Set the lines down again exactly, first line through the line that contains "const groupLabelX = [40, 378, 695]", with no pictures.
◇ ◇ ◇
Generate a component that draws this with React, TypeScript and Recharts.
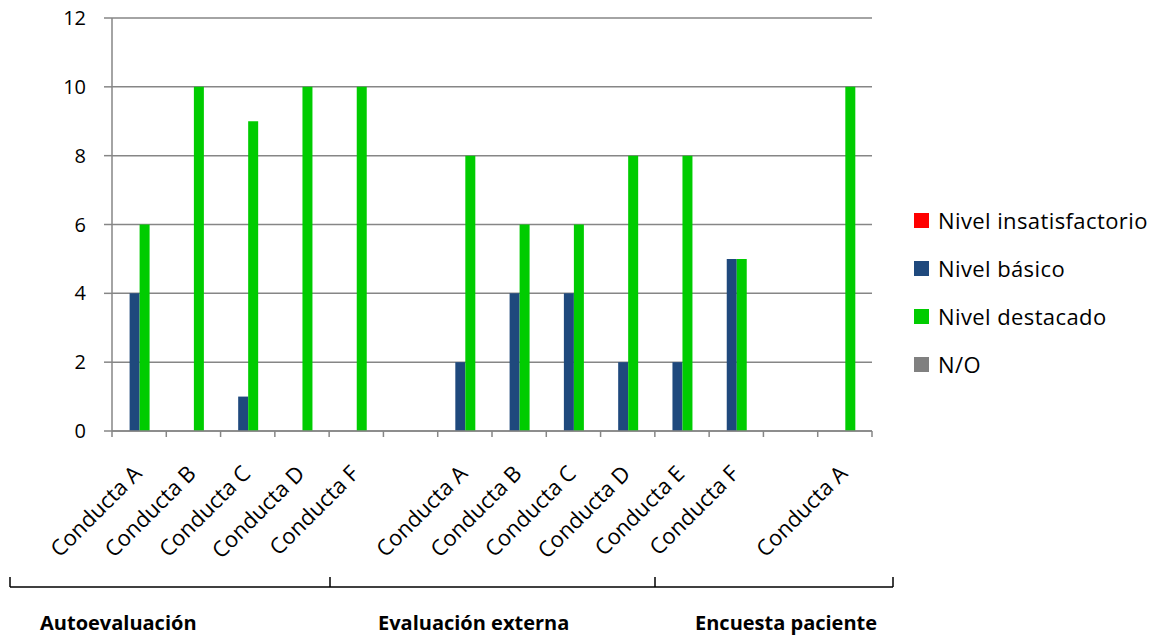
import { BarChart, Bar, XAxis, YAxis, CartesianGrid, Legend } from 'recharts'

const categories = [
  'Conducta A', 'Conducta B', 'Conducta C', 'Conducta D', 'Conducta F', '',
  'Conducta A', 'Conducta B', 'Conducta C', 'Conducta D', 'Conducta E', 'Conducta F', '',
  'Conducta A',
]
const insatisfactorio = [0, 0, 0, 0, 0, 0, 0, 0, 0, 0, 0, 0, 0, 0]
const basico = [4, 0, 1, 0, 0, 0, 2, 4, 4, 2, 2, 5, 0, 0]
const destacado = [6, 10, 9, 10, 10, 0, 8, 6, 6, 8, 8, 5, 0, 10]
const noObservado = [0, 0, 0, 0, 0, 0, 0, 0, 0, 0, 0, 0, 0, 0]
const yTicks = [0, 2, 4, 6, 8, 10, 12]

const groupLabels = ['Autoevaluación', 'Evaluación externa', 'Encuesta paciente']
// bracket edges and label starts for the grouping row under the axis
const bracketEdges = [10, 330, 655, 893]
const groupLabelX = [40, 378, 695]

const series = [
  { key: 'insatisfactorio', name: 'Nivel insatisfactorio', color: '#ff0000' },
  { key: 'basico', name: 'Nivel básico', color: '#1f497d' },
  { key: 'destacado', name: 'Nivel destacado', color: '#00cc00' },
  { key: 'noObservado', name: 'N/O', color: '#808080' },
]

const data = categories.map((name, i) => ({
  name,
  insatisfactorio: insatisfactorio[i],
  basico: basico[i],
  destacado: destacado[i],
  noObservado: noObservado[i],
}))

const FONT = '"Open Sans", Lato, sans-serif'
const AXIS = '#868686'

function CategoryTick(props: any) {
  const { x, y, payload, index } = props
  const half = payload?.offset ?? 27
  const tx = x + 4
  const ty = y + 44
  return (
    <g>
      <line x1={x - half} y1={y} x2={x - half} y2={y + 6} stroke={AXIS} strokeWidth={1.5} />
      {index === categories.length - 1 && (
        <line x1={x + half} y1={y} x2={x + half} y2={y + 6} stroke={AXIS} strokeWidth={1.5} />
      )}
      <text
        x={tx}
        y={ty}
        transform={`rotate(-45, ${tx}, ${ty})`}
        textAnchor="end"
        fill="#000"
        fontSize={22}
        fontFamily={FONT}
      >
        {payload.value}
      </text>
    </g>
  )
}

function LegendList() {
  return (
    <div style={{ fontFamily: FONT, fontSize: 22, color: '#000', letterSpacing: 0.4 }}>
      {series.map(s => (
        <div key={s.key} style={{ display: 'flex', alignItems: 'center', height: 48 }}>
          <span style={{ width: 15, height: 15, background: s.color, marginRight: 9 }} />
          <span>{s.name}</span>
        </div>
      ))}
    </div>
  )
}

function GroupBrackets() {
  const y = 587
  return (
    <g>
      <line x1={bracketEdges[0]} y1={y} x2={bracketEdges[bracketEdges.length - 1]} y2={y} stroke="#000" strokeWidth={1.5} />
      {bracketEdges.map(bx => (
        <line key={bx} x1={bx} y1={y - 10} x2={bx} y2={y} stroke="#000" strokeWidth={1.5} />
      ))}
      {groupLabels.map((label, i) => (
        <text key={label} x={groupLabelX[i]} y={630} fontSize={20} fontWeight="bold" fontFamily={FONT} fill="#000">
          {label}
        </text>
      ))}
    </g>
  )
}

export default function App() {
  return (
    <div style={{ position: 'absolute', left: 0, top: 0, width: 1156, height: 635, background: '#fff' }}>
      <BarChart
        width={1156}
        height={635}
        data={data}
        margin={{ top: 18, right: 284, left: 52, bottom: 84 }}
        barCategoryGap="14%"
        barGap={0}
      >
        <CartesianGrid vertical={false} stroke={AXIS} strokeWidth={1.5} />
        <XAxis
          dataKey="name"
          interval={0}
          height={120}
          tickLine={false}
          tickSize={0}
          tickMargin={0}
          stroke={AXIS}
          strokeWidth={1.5}
          tick={<CategoryTick />}
        />
        <YAxis
          domain={[0, 12]}
          ticks={yTicks}
          width={60}
          tickSize={8}
          tickMargin={18}
          stroke={AXIS}
          strokeWidth={1.5}
          tick={{ fill: '#000', fontSize: 20, fontFamily: FONT }}
        />
        <Legend
          layout="horizontal"
          verticalAlign="middle"
          align="center"
          content={<LegendList />}
          wrapperStyle={{ left: 914, top: 196, width: 242 }}
        />
        {series.map(s => (
          <Bar key={s.key} dataKey={s.key} name={s.name} fill={s.color} isAnimationActive={false} />
        ))}
        <GroupBrackets />
      </BarChart>
    </div>
  )
}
◇ ◇ ◇
[Response for this exercise]:
Generate a component that draws this with React, TypeScript and Recharts.
import { BarChart, Bar, XAxis, YAxis, CartesianGrid, Legend } from 'recharts'

const categories = [
  'Conducta A', 'Conducta B', 'Conducta C', 'Conducta D', 'Conducta F', '',
  'Conducta A', 'Conducta B', 'Conducta C', 'Conducta D', 'Conducta E', 'Conducta F', '',
  'Conducta A',
]
const insatisfactorio = [0, 0, 0, 0, 0, 0, 0, 0, 0, 0, 0, 0, 0, 0]
const basico = [4, 0, 1, 0, 0, 0, 2, 4, 4, 2, 2, 5, 0, 0]
const destacado = [6, 10, 9, 10, 10, 0, 8, 6, 6, 8, 8, 5, 0, 10]
const noObservado = [0, 0, 0, 0, 0, 0, 0, 0, 0, 0, 0, 0, 0, 0]
const yTicks = [0, 2, 4, 6, 8, 10, 12]

const groupLabels = ['Autoevaluación', 'Evaluación externa', 'Encuesta paciente']
// bracket edges and label starts for the grouping row under the axis
const bracketEdges = [10, 330, 655, 893]
const groupLabelX = [40, 378, 695]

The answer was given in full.